June 23, 1872 Sunday
June 23 Sunday – Sam wrote from Hartford to Joseph L. Blamire, enclosing the preface for Innocents Abroad, which Routledge would publish in two volumes [MTL 5: 110].
June 23 Sunday – Sam wrote from Hartford to Joseph L. Blamire, enclosing the preface for Innocents Abroad, which Routledge would publish in two volumes [MTL 5: 110].
June 22 Saturday – Sam signed a new contract with Elisha Bliss, superceding his 1870 contract which called for the African diamond mine book. The new contract gave Sam his ten percent royalty, thus solving the problem he’d had with Roughing It. The contract was not fulfilled until 1879, when Sam and Bliss agreed that The Adventures of The Adventures of Tom Sawyer (1876) would be used to satisfy the contract [MTL 5: 101-2].
June 21 Friday – Sam wrote from Hartford to Joseph L. Blamire, NY agent for George Routledge & Sons publishers. Sam made 400 revisions to a copy of Innocents Abroad, in attempt to make the book more palatable to English tastes. He wrote that he expected to be in New York the next Wednesday, staying with Dan Slote.
June 18 Tuesday – Sam wrote from Hartford to Louise Chandler Moulton. Sam thanked the Boston correspondent for the New York Tribune, for her kind review of Roughing It and her sympathies for his “irreparable loss” [MTL 5: 108].
June 17 Monday – Bret Harte wrote from NYC to thank Sam for his concern. He added: “I liked Slote greatly. He is very sweet, sensible and sincere. I think he is truly ‘white’ as you say, or quite ‘candid’ as Mr Lowell would say in his Latin-English. / I enclose your diamond stud, wh. I wore in the cars. …Let me hear from you about Bliss. Tell Mrs. Clemens I deputize you to kiss the baby for me…” [MTP].
June 15 Saturday – Sam wrote from Hartford to William Dean Howells. Sam enclosed a newspaper portrait of himself and begged for a portrait of Howells that appeared in Hearth & Home. He added that 62,000 copies of Roughing It had been sold and delivered in four months [MTL 5: 102-3].

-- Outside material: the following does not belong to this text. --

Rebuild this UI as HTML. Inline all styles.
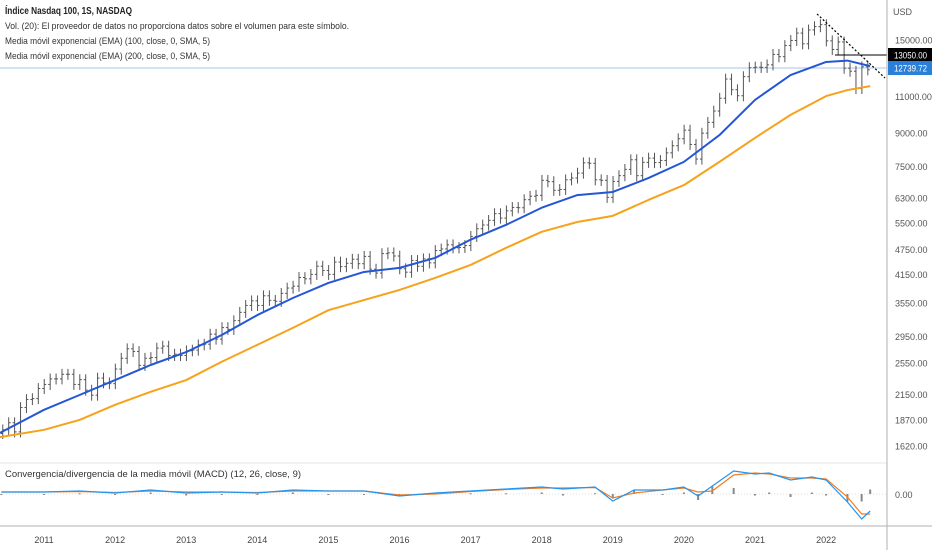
<!DOCTYPE html>
<html><head><meta charset="utf-8"><style>
body{margin:0;background:#fff;font-family:"Liberation Sans",sans-serif;}
svg text{font-family:"Liberation Sans",sans-serif;}
</style></head><body>
<svg id="c" width="932" height="550" xmlns="http://www.w3.org/2000/svg">
<rect width="932" height="550" fill="#fff"/>
<line x1="0" y1="68" x2="887" y2="68" stroke="#a9c4ee" stroke-width="1"/>
<g id="bars"></g>
<polyline id="ema200" fill="none" stroke="#f7a21b" stroke-width="2" stroke-linejoin="round"/>
<polyline id="ema100" fill="none" stroke="#2457d6" stroke-width="2" stroke-linejoin="round"/>
<line x1="835" y1="55" x2="887" y2="55" stroke="#000" stroke-width="1"/>
<line x1="817" y1="14" x2="885" y2="78" stroke="#000" stroke-width="1.2" stroke-dasharray="2,2"/>
<line x1="0" y1="463" x2="887" y2="463" stroke="#e6e6e6"/>
<line x1="0" y1="526" x2="932" y2="526" stroke="#b0b0b0"/>
<line x1="887" y1="0" x2="887" y2="550" stroke="#b0b0b0"/>
<g id="macd"></g>
<g id="yaxis"></g>
<g id="xaxis"></g>
<text x="893" y="15" font-size="9" fill="#555">USD</text>
<rect x="888" y="48" width="44" height="14" fill="#000"/>
<text x="894" y="58.5" font-size="9" textLength="33" lengthAdjust="spacingAndGlyphs" fill="#fff">13050.00</text>
<rect x="888" y="61" width="44" height="14" fill="#2a7fd9"/>
<text x="894" y="71.5" font-size="9" textLength="33" lengthAdjust="spacingAndGlyphs" fill="#fff">12739.72</text>
<text x="895" y="498" font-size="9" fill="#555">0.00</text>
<text x="5" y="14" font-size="10" font-weight="bold" textLength="127" lengthAdjust="spacingAndGlyphs" fill="#222">Índice Nasdaq 100, 1S, NASDAQ</text>
<text x="5" y="29" font-size="9.5" textLength="344" lengthAdjust="spacingAndGlyphs" fill="#333">Vol. (20): El proveedor de datos no proporciona datos sobre el volumen para este símbolo.</text>
<text x="5" y="44" font-size="9.5" textLength="205" lengthAdjust="spacingAndGlyphs" fill="#333">Media móvil exponencial (EMA) (100, close, 0, SMA, 5)</text>
<text x="5" y="59" font-size="9.5" textLength="205" lengthAdjust="spacingAndGlyphs" fill="#333">Media móvil exponencial (EMA) (200, close, 0, SMA, 5)</text>
<text x="5" y="477" font-size="9" textLength="296" lengthAdjust="spacingAndGlyphs" fill="#333">Convergencia/divergencia de la media móvil (MACD) (12, 26, close, 9)</text>
</svg>
<script>
const startYear = 2010.42;
const closes = [1770,1840,1750,2000,2090,2100,2220,
2270,2340,2340,2400,2400,2270,2330,2200,2140,2350,2290,2280,
2470,2620,2760,2720,2520,2620,2630,2770,2800,2660,2680,2660,
2730,2740,2820,2830,2990,2910,3100,3070,3220,3370,3500,3590,
3500,3690,3600,3580,3740,3850,3890,4080,4050,4150,4340,4240,
4150,4440,4330,4410,4510,4400,4580,4270,4180,4650,4670,4590,
4280,4200,4480,4340,4520,4420,4730,4770,4880,4800,4810,4860,
5110,5330,5440,5580,5790,5650,5880,5990,5980,6250,6370,6400,
6950,6900,6580,6610,6970,7040,7230,7650,7630,6970,6950,6330,
6910,7130,7380,7780,7130,7670,7850,7660,7750,8080,8400,8730,
9150,8460,7810,9000,9550,10160,10900,12110,11420,11050,12270,12890,
12930,12910,13090,13860,13690,14550,14960,15580,14690,15850,16140,16320,
14930,14240,14840,12850,12640,11500,12950,12740];
const emaTimes = [2010.38,2011,2011.5,2012,2012.5,2013,2013.5,2014,2014.5,2015,2015.5,2016,2016.5,2017,2017.5,2018,2018.5,2019,2019.5,2020,2020.5,2021,2021.5,2022,2022.3,2022.62];
const ema100 = [1740,1975,2142,2325,2525,2710,2977,3320,3646,3960,4205,4300,4541,5020,5445,5980,6410,6520,7036,7690,8905,10800,12380,13300,13400,13000];
const ema200 = [1700,1770,1868,2030,2180,2325,2570,2820,3095,3410,3605,3810,4070,4370,4800,5240,5530,5720,6240,6770,7690,8770,9950,11030,11400,11650];
const macdTimes = [2010.4,2011,2011.5,2012,2012.5,2013,2013.5,2014,2014.5,2015,2015.5,2016,2016.5,2017,2017.5,2018,2018.3,2018.75,2019,2019.3,2019.7,2020,2020.2,2020.4,2020.7,2021,2021.2,2021.5,2021.8,2022,2022.3,2022.5,2022.62];
const macdLine = [2,2,3,1,4,1,2,1,4,3,3,-2,1,3,5,7,5,7,-7,4,4,7,-2,8,23,20,21,14,17,14,-8,-25,-17];
const signalLine = [2,2,2.5,1.5,3,2,2,1.5,3,3,3,-1,0,2.5,4.5,6,6,6.5,-4,1,4,6,2,3,19,21,20,16,16,15,-3,-20,-20];
const priceTicks = [15000,11000,9000,7500,6300,5500,4750,4150,3550,2950,2550,2150,1870,1620];
const yearLabels = [2011,2012,2013,2014,2015,2016,2017,2018,2019,2020,2021,2022];

const NS="http://www.w3.org/2000/svg";
const X = t => 44 + (t-2011)*71.1;
const Y = p => 40 + (Math.log(15000)-Math.log(p))*182.4;
const ZERO = 494, MY = v => ZERO - v;
function mk(tag, attrs, parent){const e=document.createElementNS(NS,tag);for(const k in attrs)e.setAttribute(k,attrs[k]);parent.appendChild(e);return e;}

const bars=document.getElementById('bars');
for(let i=0;i<closes.length;i++){
  const o = i>0?closes[i-1]:closes[0]*0.98, c=closes[i];
  const hi=Math.max(o,c)*1.03, lo=Math.min(o,c)*0.97;
  const x = X(startYear + i/12);
  const g = mk('g',{stroke:'#555','stroke-width':1},bars);
  
  
  mk('line',{x1:x,y1:Y(hi),x2:x,y2:Y(lo)},g);
  mk('line',{x1:x-2,y1:Y(o),x2:x,y2:Y(o)},g);
  mk('line',{x1:x,y1:Y(c),x2:x+2,y2:Y(c)},g);
}
document.getElementById('ema100').setAttribute('points', emaTimes.map((t,i)=>X(t)+','+Y(ema100[i])).join(' '));
document.getElementById('ema200').setAttribute('points', emaTimes.map((t,i)=>X(t)+','+Y(ema200[i])).join(' '));

const yax=document.getElementById('yaxis');
priceTicks.forEach(p=>{
  const t=mk('text',{x:895,y:Y(p)+3.5,'font-size':9,fill:'#555'},yax);
  
  
  t.textContent=p.toFixed(2);
});
const xax=document.getElementById('xaxis');
yearLabels.forEach(y=>{
  const t=mk('text',{x:X(y),y:543,'font-size':9,fill:'#444','text-anchor':'middle'},xax);
  
  
  t.textContent=y;
});

const mg=document.getElementById('macd');
mk('line',{x1:0,y1:ZERO,x2:887,y2:ZERO,stroke:'#ddd','stroke-dasharray':'1,2'},mg);
for(let i=0;i<macdTimes.length;i++){
  const h=(macdLine[i]-signalLine[i])*1.5;
  const b=mk('rect',{x:X(macdTimes[i])-1,y:Math.min(ZERO,ZERO-h),width:2,height:Math.max(1,Math.abs(h)),fill:'#888'},mg);
  
  
}
const sl=mk('polyline',{fill:'none',stroke:'#f57c20','stroke-width':1.2,points:macdTimes.map((t,i)=>X(t)+','+MY(signalLine[i])).join(' ')},mg);


const ml=mk('polyline',{fill:'none',stroke:'#2196f3','stroke-width':1.2,points:macdTimes.map((t,i)=>X(t)+','+MY(macdLine[i])).join(' ')},mg);


</script>
</body></html>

June 13 Thursday – Bret Harte traveled to Hartford and spent the night with the Clemenses. In 1907 Sam claimed that Harte was broke, borrowed $500 and “employed the rest of his visit in delivering himself of sparkling sarcasms about our house, our furniture, and the rest of our domestic arrangements” [MTL 5: 105n2].
June 11 Tuesday – Sam wrote from Hartford to Adolph H. Sutro, a mutual friend of John Henry Riley’s. Sam had heard from Sutro about Riley’s failing health, but due to Langdon’s death and Livy’s condition, Sam had mot been able to get away. Sutro had sent Riley $100 and visited him. Since Sam could not visit, he also sent $100 [MTL 5: 101].
June 10 Monday – Bill paid to Horace C. Deming, flour & grain dealer, for two bales hay, 100 lbs meal, six buckets oats $11.15 [MTP].
June 5 Wednesday – The Cranes arrived in Elmira while it was still daylight. As the sun set, Langdon Clemens was buried in the Langdon plot, Woodlawn Cemetery, close to his grandfather Jervis Langdon [MTL 5: 100]. A death mask of the child was made, which Livy placed in her keepsake box. Sam later had a bust made from the mask.